Марина Васильевна провела меня наверх, где стояли две пишущие машинки с русским и латинским шрифтами, и сказала, что я в любое время могу приходить, печатать свои рассказы, никто мне не будет мешать.
В то время получить разрешение на жизнь в Берлине было трудно: требовалась прописка, а ее не давали без справки с места работы, работу же давали только тем, кто прописан. Каким-то чудом мне удалось устроиться печатником — прописался.
Работал по восемь часов. По воскресеньям мы с Мариной ходили гулять в лес (Грюневальд), в музей, иногда посещали небольшую церковь на Кульмбахерштрассе, настоятелем которой долгое время оставался владыка Нафанаил (в миру князь Львов), похожий на своих предков, с седой бородой и смелым взглядом голубых глаз. Приход был маленький, но дружный. Владыка Нафанаил заходил к нам в гости — запросто, как хороший знакомый. Предложил мне читать на вечерне «Часослов». Я быстро выучился читать и писать по-старославянски.
Прихожане любили, но боялись владыку Нафанаила, как строгого отца. Он упрекал прихожан: не знают, когда становиться на колени, а когда сидеть.
В церкви все сохранялось по-семейному. Большой праздник. Владыка Нафанаил в облачении ищет кадило, спрашивает: «Где кадило?». Все кидаются искать, кадило оказалось у Марии Петровны, она его чистила к празднику, забыла принести.

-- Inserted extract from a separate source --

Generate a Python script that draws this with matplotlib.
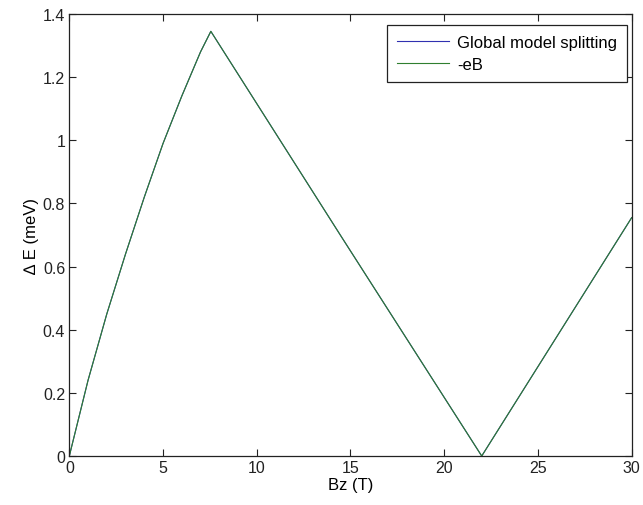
import numpy as np
import matplotlib
matplotlib.use("Agg")
import matplotlib.pyplot as plt

plt.rcParams["font.family"] = ["Liberation Sans", "DejaVu Sans"]

# Bz (T) and splitting (meV)
bz = [0, 1.0, 2.0, 3.0, 4.0, 5.0, 6.0, 7.0, 7.55, 14.53, 22.0, 30.0]
delta_e = [0, 0.24, 0.45, 0.64, 0.82, 0.99, 1.14, 1.28, 1.345, 0.693, 0.0, 0.755]
# -eB curve lies on top of the model curve
bz_eb = bz
delta_eb = delta_e

x_ticks = [0, 5, 10, 15, 20, 25, 30]
y_ticks = [0, 0.2, 0.4, 0.6, 0.8, 1.0, 1.2, 1.4]
y_tick_labels = ["0", "0.2", "0.4", "0.6", "0.8", "1", "1.2", "1.4"]

fig = plt.figure(figsize=(6.43, 5.06), dpi=100)
ax = fig.add_axes([0.1078, 0.0968, 0.8746, 0.8736])

ax.plot(bz, delta_e, color="#3030b0", lw=0.8, label="Global model splitting")
ax.plot(bz_eb, delta_eb, color="#2f7f2f", lw=0.8, label="-eB")

ax.set_xlim(0, 30)
ax.set_ylim(0, 1.4)
ax.set_xticks(x_ticks)
ax.set_yticks(y_ticks)
ax.set_yticklabels(y_tick_labels)
ax.tick_params(direction="in", length=5, width=0.8, top=True, right=True,
               labelsize=11.5, pad=3, colors="#222222")
for s in ax.spines.values():
    s.set_linewidth(0.9)
    s.set_color("#222222")

ax.set_xlabel("Bz (T)", fontsize=12, labelpad=1)
ax.set_ylabel("\u2206 E (meV)", fontsize=12, labelpad=3)

leg = ax.legend(loc="upper right", bbox_to_anchor=(0.9917, 0.975),
                borderaxespad=0, fontsize=12, fancybox=False,
                handlelength=3.1, handletextpad=0.5, borderpad=0.6,
                labelspacing=0.4, framealpha=1)
leg.get_frame().set_edgecolor("#222222")
leg.get_frame().set_linewidth(0.9)

fig.savefig("out.png", dpi=100)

Владыка Нафанаил и повенчал нас с Мариной (в гражданском браке мы уже состояли).
Иконостас в церкви был самодельный, иконы написаны дилетантом. Особенно плохо самоучка-мастер нарисовал архангела Михаила — с мечом, похожим на банный веник, — чистая карикатура.

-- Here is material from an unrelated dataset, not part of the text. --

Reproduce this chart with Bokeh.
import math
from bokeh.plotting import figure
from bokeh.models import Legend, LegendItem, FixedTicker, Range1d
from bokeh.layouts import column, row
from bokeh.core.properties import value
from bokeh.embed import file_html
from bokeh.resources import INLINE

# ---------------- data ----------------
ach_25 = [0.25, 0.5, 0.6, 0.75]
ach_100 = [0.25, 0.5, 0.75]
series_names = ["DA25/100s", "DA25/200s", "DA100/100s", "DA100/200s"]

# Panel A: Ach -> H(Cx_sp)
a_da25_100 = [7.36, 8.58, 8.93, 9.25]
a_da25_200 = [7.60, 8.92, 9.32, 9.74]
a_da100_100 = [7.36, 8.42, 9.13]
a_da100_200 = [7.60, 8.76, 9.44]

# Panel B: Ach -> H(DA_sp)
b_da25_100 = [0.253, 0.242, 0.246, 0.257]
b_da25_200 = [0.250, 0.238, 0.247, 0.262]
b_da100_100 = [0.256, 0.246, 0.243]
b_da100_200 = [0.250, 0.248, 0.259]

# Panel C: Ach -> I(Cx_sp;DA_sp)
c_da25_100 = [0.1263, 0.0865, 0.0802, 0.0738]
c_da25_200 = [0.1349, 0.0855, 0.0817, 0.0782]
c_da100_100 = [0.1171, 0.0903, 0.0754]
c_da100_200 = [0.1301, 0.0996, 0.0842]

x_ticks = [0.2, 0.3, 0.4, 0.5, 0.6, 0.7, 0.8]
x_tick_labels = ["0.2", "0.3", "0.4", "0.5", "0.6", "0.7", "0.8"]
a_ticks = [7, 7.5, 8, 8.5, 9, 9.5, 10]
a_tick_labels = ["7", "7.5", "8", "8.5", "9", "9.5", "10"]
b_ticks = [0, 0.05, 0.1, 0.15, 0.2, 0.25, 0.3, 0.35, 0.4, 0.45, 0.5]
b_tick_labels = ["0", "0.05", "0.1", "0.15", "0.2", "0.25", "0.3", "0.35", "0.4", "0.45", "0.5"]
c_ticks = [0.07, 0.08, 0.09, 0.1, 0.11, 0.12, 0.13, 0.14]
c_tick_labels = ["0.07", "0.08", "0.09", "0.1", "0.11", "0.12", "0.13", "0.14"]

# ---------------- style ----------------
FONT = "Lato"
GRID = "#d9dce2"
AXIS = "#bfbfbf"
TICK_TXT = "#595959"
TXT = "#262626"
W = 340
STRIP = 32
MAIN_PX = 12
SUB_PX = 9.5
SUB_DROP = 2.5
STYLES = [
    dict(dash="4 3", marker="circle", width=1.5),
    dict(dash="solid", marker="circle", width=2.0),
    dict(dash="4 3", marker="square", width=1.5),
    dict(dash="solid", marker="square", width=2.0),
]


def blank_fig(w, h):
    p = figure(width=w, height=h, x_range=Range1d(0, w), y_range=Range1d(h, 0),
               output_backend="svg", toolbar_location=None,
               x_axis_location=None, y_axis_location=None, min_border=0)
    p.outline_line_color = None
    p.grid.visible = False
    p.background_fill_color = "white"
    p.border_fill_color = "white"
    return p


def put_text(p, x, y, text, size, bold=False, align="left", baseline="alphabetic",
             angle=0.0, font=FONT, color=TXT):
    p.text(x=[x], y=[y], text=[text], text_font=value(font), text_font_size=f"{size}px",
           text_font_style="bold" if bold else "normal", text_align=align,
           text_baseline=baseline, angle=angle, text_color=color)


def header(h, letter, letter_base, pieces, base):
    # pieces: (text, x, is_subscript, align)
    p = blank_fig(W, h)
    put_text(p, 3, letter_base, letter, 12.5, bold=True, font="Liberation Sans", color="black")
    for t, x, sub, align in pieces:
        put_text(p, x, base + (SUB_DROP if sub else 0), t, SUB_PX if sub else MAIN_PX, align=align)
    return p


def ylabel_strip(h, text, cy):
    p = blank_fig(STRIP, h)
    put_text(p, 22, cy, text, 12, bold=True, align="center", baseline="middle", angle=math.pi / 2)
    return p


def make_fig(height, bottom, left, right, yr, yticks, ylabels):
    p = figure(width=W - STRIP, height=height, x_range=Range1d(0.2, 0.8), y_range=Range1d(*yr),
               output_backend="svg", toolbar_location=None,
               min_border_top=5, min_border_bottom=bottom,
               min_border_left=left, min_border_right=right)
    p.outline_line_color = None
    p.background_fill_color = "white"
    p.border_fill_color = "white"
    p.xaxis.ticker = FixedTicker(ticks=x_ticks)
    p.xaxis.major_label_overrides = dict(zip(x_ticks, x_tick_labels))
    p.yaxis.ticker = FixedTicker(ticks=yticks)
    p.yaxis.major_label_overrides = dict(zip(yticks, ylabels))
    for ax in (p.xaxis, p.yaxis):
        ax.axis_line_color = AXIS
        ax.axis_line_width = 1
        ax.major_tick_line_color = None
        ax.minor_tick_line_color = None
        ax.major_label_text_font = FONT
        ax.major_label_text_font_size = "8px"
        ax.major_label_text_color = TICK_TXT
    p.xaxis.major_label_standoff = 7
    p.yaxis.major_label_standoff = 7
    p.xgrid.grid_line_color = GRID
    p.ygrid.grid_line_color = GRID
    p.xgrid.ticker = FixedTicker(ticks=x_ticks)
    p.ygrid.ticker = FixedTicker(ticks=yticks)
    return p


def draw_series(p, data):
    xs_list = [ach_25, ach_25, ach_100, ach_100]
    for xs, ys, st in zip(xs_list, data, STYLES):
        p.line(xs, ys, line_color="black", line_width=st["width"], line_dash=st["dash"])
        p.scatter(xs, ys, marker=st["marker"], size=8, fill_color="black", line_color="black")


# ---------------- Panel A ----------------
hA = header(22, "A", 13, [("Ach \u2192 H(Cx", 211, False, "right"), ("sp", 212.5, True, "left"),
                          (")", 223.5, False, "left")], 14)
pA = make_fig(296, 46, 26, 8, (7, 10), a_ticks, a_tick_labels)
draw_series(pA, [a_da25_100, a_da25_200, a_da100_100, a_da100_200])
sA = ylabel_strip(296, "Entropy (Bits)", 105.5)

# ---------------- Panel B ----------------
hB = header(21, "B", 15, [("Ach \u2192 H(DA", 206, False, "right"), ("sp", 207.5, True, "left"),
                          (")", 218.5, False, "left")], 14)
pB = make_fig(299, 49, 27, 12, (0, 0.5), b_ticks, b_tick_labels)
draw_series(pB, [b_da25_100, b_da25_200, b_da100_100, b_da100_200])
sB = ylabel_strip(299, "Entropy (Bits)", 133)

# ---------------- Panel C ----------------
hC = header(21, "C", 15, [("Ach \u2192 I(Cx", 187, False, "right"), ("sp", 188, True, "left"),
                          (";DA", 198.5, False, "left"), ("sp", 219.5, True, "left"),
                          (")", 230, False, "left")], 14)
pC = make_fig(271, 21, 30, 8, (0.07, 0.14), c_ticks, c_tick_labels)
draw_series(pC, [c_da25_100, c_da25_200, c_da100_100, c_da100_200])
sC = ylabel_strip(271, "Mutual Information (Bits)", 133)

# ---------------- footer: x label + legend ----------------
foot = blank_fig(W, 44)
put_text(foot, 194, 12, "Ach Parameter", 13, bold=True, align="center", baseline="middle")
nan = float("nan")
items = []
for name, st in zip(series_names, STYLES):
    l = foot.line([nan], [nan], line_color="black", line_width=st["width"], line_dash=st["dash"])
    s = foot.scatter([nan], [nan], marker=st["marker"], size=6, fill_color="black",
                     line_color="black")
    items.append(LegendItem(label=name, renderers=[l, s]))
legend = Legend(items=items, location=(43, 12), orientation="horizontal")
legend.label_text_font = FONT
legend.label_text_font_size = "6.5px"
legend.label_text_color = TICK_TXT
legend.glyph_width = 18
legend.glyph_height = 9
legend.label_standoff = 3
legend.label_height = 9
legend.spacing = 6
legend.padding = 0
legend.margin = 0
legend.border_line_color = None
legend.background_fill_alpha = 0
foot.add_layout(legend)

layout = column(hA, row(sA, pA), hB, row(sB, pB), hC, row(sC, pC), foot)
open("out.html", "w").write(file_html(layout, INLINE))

У Марины в роду — много священников. Дед Марины был инспектором Московской семинарии, а его брат, митрополит Киевский Владимир, погиб при коммунистах. Марина с детства с уважением относилась к иконам. После того, как отец взял ее на выставку икон, старинные образа без оклада поразили ее своей красотой. Она всегда считала себя недостойной писать лики святых, но на этот раз сказала: «Попробую, что терять? Хуже, чем есть, не сделать».